Patrick Tscherrig, SP
Keine Erhöhung der Entschädigung: Der Lohn der Zürcher Parlamentarier:innen bleibt gleich. (Bild: Steffen Kolberg)

Eine Ohrfeige tut dann am meisten weh, wenn man nicht mit ihr gerechnet hat. 

Und das Nein zur Erhöhung der Gemeinderatslöhne, das hat kaum jemand kommen sehen. Die Stimmbevölkerung lehnt am 9. Februar mit 53,2 Prozent Nein-Stimmen die Totalrevision der Entschädigungsverordnung des Gemeinderats ab, die den Lohn der Gemeinderät:innen knapp verdoppelt hätte.

Parlament und Stadt verlieren eigentlich nie

Warum kam das Nein so unerwartet?

Erstens, weil die Vorlage im Parlament selber eine breite Unterstützung fand. Von SP und AL bis EVP/Mitte waren alle dafür, auch der Stadtrat unterstützte das Anliegen. Einzig FDP und SVP sprachen sich dagegen aus. Zur Abstimmung kam es nur deshalb, weil SP, Grüne, GLP, Mitte/EVP und AL gegen ihren eigenen Beschluss das Parlamentsreferendum ergriffen. Der Gemeinderat solle nicht allein über höhere Entschädigungen für sich selbst entscheiden, so die Argumentation.

Zweitens, weil die Vorlage auch die Unterstützung durch den Stadtrat hatte. Und wenn sich Regierung und Parlament zusammen tun, gewinnen sie eigentlich immer. Die zugegeben oft verwendete Redewendung trifft in diesem Falle also durchaus zu: Das Nein war eine Klatsche für die selbstsichere Zürcher Politik.

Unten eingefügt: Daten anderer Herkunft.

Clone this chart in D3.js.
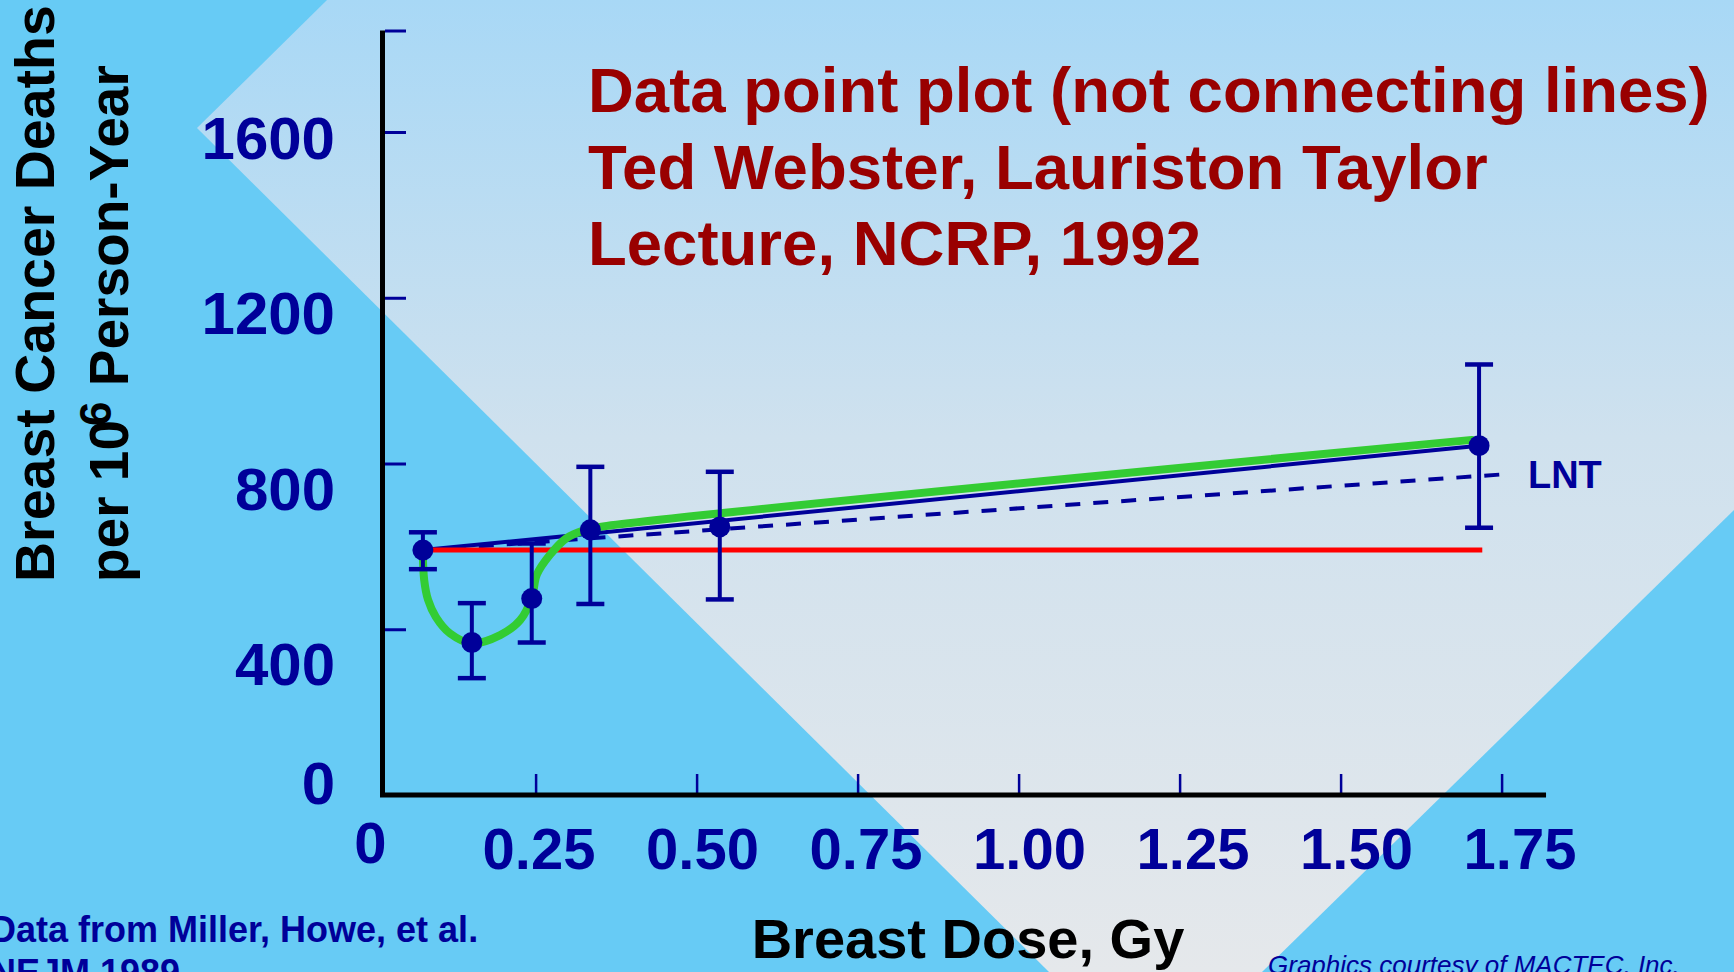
<!DOCTYPE html>
<html>
<head>
<meta charset="utf-8">
<script src="https://cdn.jsdelivr.net/npm/d3@7"></script>
<style>
  html, body { margin: 0; padding: 0; background: #67CBF5; overflow: hidden; }
  svg { display: block; font-family: "Liberation Sans", Arial, sans-serif; }
</style>
</head>
<body>
<svg id="chart" width="1734" height="972"></svg>
<script>
// ---------------- data ----------------
const doseX    = [0.075, 0.151, 0.244, 0.335, 0.536, 1.715];
const deaths   = [591, 368, 474, 640, 647, 843];
const errLow   = [545, 282, 368, 461, 472, 645];
const errHigh  = [634, 463, 607, 792, 780, 1039];

const fitX  = [0.075, 1.715];   // solid navy line
const fitY  = [591, 843];
const lntX  = [0.075, 1.763];   // dashed LNT line
const lntY  = [591, 775];
const flatX = [0.075, 1.72];    // red threshold line
const flatY = [591, 591];

const greenX = [0.075, 0.077, 0.083, 0.095, 0.117, 0.151, 0.195, 0.226, 0.244, 0.252, 0.272, 0.298, 0.324, 0.350, 1.704];
const greenY = [575, 519, 471, 430, 390, 366, 386, 422, 476, 532, 579, 620, 638, 647, 857];

const yTickValues = [0, 400, 800, 1200, 1600];
const yTickLabels = ["0", "400", "800", "1200", "1600"];
const xTickValues = [0, 0.25, 0.50, 0.75, 1.00, 1.25, 1.50, 1.75];
const xTickLabels = ["0", "0.25", "0.50", "0.75", "1.00", "1.25", "1.50", "1.75"];

const titleLines = ["Data point plot (not connecting lines)", "Ted Webster, Lauriston Taylor", "Lecture, NCRP, 1992"];
const yTitle1 = "Breast Cancer Deaths";
const xTitle = "Breast Dose, Gy";
const sourceLines = ["Data from Miller, Howe, et al.", "NEJM 1989"];
const credit = "Graphics courtesy of MACTEC, Inc.";

// ---------------- styles ----------------
const NAVY = "#000099", DARKRED = "#990000", GREEN = "#33CC33", RED = "#FF0000";

const svg = d3.select("#chart");
const W = 1734, H = 972;

// ---------------- background ----------------
const defs = svg.append("defs");
const grad = defs.append("linearGradient").attr("id", "lightGrad")
  .attr("x1", 0).attr("y1", 0).attr("x2", 0).attr("y2", 1);
grad.append("stop").attr("offset", "0%").attr("stop-color", "#A8D8F6");
grad.append("stop").attr("offset", "45%").attr("stop-color", "#CFE1EE");
grad.append("stop").attr("offset", "100%").attr("stop-color", "#E5E8EB");

svg.append("rect").attr("width", W).attr("height", H).attr("fill", "#67CBF5");
svg.append("polygon")
  .attr("points", [[327,0],[1734,0],[1734,510],[1262,972],[1049,972],[197,128]].map(p => p.join(",")).join(" "))
  .attr("fill", "url(#lightGrad)");

// ---------------- scales ----------------
const x = d3.scaleLinear().domain([0, 1.75]).range([374.6, 1501.6]);
const y = d3.scaleLinear().domain([0, 1845]).range([795, 30.5]);
const yLabelPos = d3.scaleLinear().domain([0, 400, 1600]).range([782, 663.5, 137]);
const xLabelPos = d3.scaleLinear().domain([0, 0.25, 1.75]).range([370.5, 539, 1520]);

// ---------------- axes ----------------
const yAxisG = svg.append("g").attr("transform", "translate(385,0)")
  .call(d3.axisRight(y).tickValues(yTickValues.slice(1).concat([y.domain()[1]])).tickSize(21).tickFormat(""));
yAxisG.select(".domain").remove();
yAxisG.selectAll(".tick line").attr("stroke", NAVY).attr("stroke-width", 3);

const xAxisG = svg.append("g").attr("transform", "translate(0,793)")
  .call(d3.axisTop(x).tickValues(xTickValues.slice(1)).tickSize(19).tickFormat(""));
xAxisG.select(".domain").remove();
xAxisG.selectAll(".tick line").attr("stroke", NAVY).attr("stroke-width", 2.5);

svg.append("line").attr("x1", 382.5).attr("x2", 382.5).attr("y1", y.range()[1]).attr("y2", 797.5)
  .attr("stroke", "#000").attr("stroke-width", 5);
svg.append("line").attr("x1", 385).attr("x2", x(1.819)).attr("y1", 795).attr("y2", 795)
  .attr("stroke", "#000").attr("stroke-width", 5);

svg.append("g").selectAll("text").data(yTickValues).join("text")
  .attr("x", 335).attr("y", d => yLabelPos(d)).attr("dy", "0.36em")
  .attr("text-anchor", "end").attr("fill", NAVY)
  .attr("font-size", 60).attr("font-weight", "bold")
  .text((d, i) => yTickLabels[i]);

svg.append("g").selectAll("text").data(xTickValues).join("text")
  .attr("x", d => xLabelPos(d)).attr("y", (d, i) => i === 0 ? 863 : 869)
  .attr("text-anchor", "middle").attr("fill", NAVY)
  .attr("font-size", 58).attr("font-weight", "bold")
  .text((d, i) => xTickLabels[i]);

// ---------------- lines ----------------
const line = d3.line().x(d => x(d[0])).y(d => y(d[1]));

svg.append("path").datum(fitX.map((v, i) => [v, fitY[i]]))
  .attr("d", line).attr("fill", "none").attr("stroke", NAVY).attr("stroke-width", 4);

svg.append("path").datum(lntX.map((v, i) => [v, lntY[i]]))
  .attr("d", line).attr("fill", "none").attr("stroke", NAVY).attr("stroke-width", 4)
  .attr("stroke-dasharray", "15,13");

svg.append("path").datum(flatX.map((v, i) => [v, flatY[i]]))
  .attr("d", line).attr("fill", "none").attr("stroke", RED).attr("stroke-width", 5);

svg.append("path").datum(greenX.map((v, i) => [v, greenY[i]]))
  .attr("d", line.curve(d3.curveCatmullRom.alpha(0.5))).attr("fill", "none")
  .attr("stroke", GREEN).attr("stroke-width", 8).attr("stroke-linecap", "round");

svg.append("text")
  .attr("x", x(lntX[1]) + 18).attr("y", y(lntY[1]) + 14)
  .attr("fill", NAVY).attr("font-size", 38).attr("font-weight", "bold")
  .text("LNT");

// ---------------- error bars & points ----------------
const pts = doseX.map((v, i) => ({ x: v, y: deaths[i], lo: errLow[i], hi: errHigh[i] }));
const eb = svg.append("g").attr("stroke", NAVY);
eb.selectAll("line.v").data(pts).join("line").attr("class", "v")
  .attr("x1", d => x(d.x)).attr("x2", d => x(d.x))
  .attr("y1", d => y(d.lo)).attr("y2", d => y(d.hi)).attr("stroke-width", 4);
eb.selectAll("line.t").data(pts).join("line").attr("class", "t")
  .attr("x1", d => x(d.x) - 14).attr("x2", d => x(d.x) + 14)
  .attr("y1", d => y(d.hi)).attr("y2", d => y(d.hi)).attr("stroke-width", 4.5);
eb.selectAll("line.b").data(pts).join("line").attr("class", "b")
  .attr("x1", d => x(d.x) - 14).attr("x2", d => x(d.x) + 14)
  .attr("y1", d => y(d.lo)).attr("y2", d => y(d.lo)).attr("stroke-width", 4.5);

svg.append("g").selectAll("circle").data(pts).join("circle")
  .attr("cx", d => x(d.x)).attr("cy", d => y(d.y)).attr("r", 10.5).attr("fill", NAVY);

// ---------------- titles ----------------
svg.append("g").selectAll("text").data(titleLines).join("text")
  .attr("x", 588).attr("y", (d, i) => 112 + i * 76.6)
  .attr("fill", DARKRED).attr("font-size", 63.5).attr("font-weight", "bold")
  .text(d => d);

const yt = svg.append("g").attr("font-size", 55.5).attr("font-weight", "bold").attr("fill", "#000");
yt.append("text").attr("transform", "translate(54,582) rotate(-90)").text(yTitle1);
const yt2 = yt.append("text").attr("transform", "translate(128,582) rotate(-90)").attr("font-size", 55);
yt2.append("tspan").text("per 10");
yt2.append("tspan").attr("font-size", 44).attr("dx", -6).attr("dy", -17).text("6");
yt2.append("tspan").attr("dy", 17).text(" Person-Year");

svg.append("text").attr("x", 968).attr("y", 958).attr("text-anchor", "middle")
  .attr("fill", "#000").attr("font-size", 56).attr("font-weight", "bold").text(xTitle);

svg.append("g").selectAll("text").data(sourceLines).join("text")
  .attr("x", -10).attr("y", (d, i) => 941.5 + i * 43)
  .attr("fill", NAVY).attr("font-size", 36).attr("font-weight", "bold")
  .text(d => d);

svg.append("text").attr("x", 1268).attr("y", 974)
  .attr("fill", NAVY).attr("font-size", 26).attr("font-style", "italic").text(credit);
</script>
</body>
</html>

Nach der Abstimmung schreiben die Befürworter:innen, man habe wohl zu viel gewollt. Möglicherweise aber lag es an etwas anderem.

Damit der Gemeinderatsjob grundsätzlich allen (eingebürgerten) Stadtzürcher:innen offen steht und nicht nur jenen, die ihn mit einem guten Lohn anderswo querfinanzieren, muss er angemessen entschädigt werden. Die Arbeit als Gemeinderät:in entspricht etwa einem 30-Prozent-Pensum. Das schrieb Tsüri.ch in einem Kommentar im Vorfeld der Abstimmung. Die aktuelle Entschädigungsverordnung stammt aber noch aus dem Jahr 1998. Rechnet man den heutigen Zürcher Medianlohn von 8000 Franken pro Monat auf 30 Prozent herunter, landet man bei knapp 29’000 Franken pro Jahr. Und damit ziemlich genau bei der vorgeschlagenen Erhöhung der aktuell durchschnittlich 16’000 auf 28’000 Franken pro Jahr.

Eigentlich eine einleuchtende Argumentation, und wenn man es so betrachtet, klingt das auch nicht, als hätte man «zu viel» gewollt. 

Stattdessen liegt die Vermutung nahe, dass die Befürworter:innen die Bedeutung der Gemeinderatsarbeit für die Bevölkerung nicht überzeugend genug vermitteln konnten. Vielleicht auch, weil die mehrheitlich linken Parlamentarier:innen davon ausgingen, sie müssten niemanden überzeugen, da die Mehrheit ohnehin hinter ihnen stehe.

Denn während die Bürgerlichen eine laute Kampagne gegen die Vorlage fuhren und ihr Narrativ der «linken Politik der Selbstbedienung» fleissig verstreuten, blieb die andere Seite eher still.

Klar. Die Argumentation der (vermeintlich) gut verdienenden Politiker:innen, die Steuergelder ausgeben, bedient alte Stereotypen, die oft zwar gar nicht zutreffen, diese Argumente können aber fruchten, wenn die Gegenseite keine griffige Kampagne fährt.

Weckruf für Links

An diesem Sonntag ging es «nur» um die Revision der Entschädigungsverordnung. Doch für die Bürgerlichen ist es mehr als das.

Für die FDP, die schon länger von einer bürgerlichen Mehrheit im Parlament und vielleicht sogar einem bürgerlichen Stadtpräsidium spricht, ist dieses Nein definitiv der Beginn des Wahlkampfs für die Gesamterneuerung des Stadt-und Gemeinderats 2026. Përparim Avdili, Stadtzürcher FDP-Parteipräsident, bläst im Tages-Anzeiger selbstbewusst zum Angriff: «Dieses Nein ist ein Kipp-Punkt.»

Und auch wenn die bürgerliche Seite hier in erster Linie geschickt den Überraschungsmoments ausspielt, sollte die Linke dieses Abstimmungsresultat als Weckruf verstehen: Selbst im linken Zürich sind Gesamterneuerungswahlen kein Selbstläufer.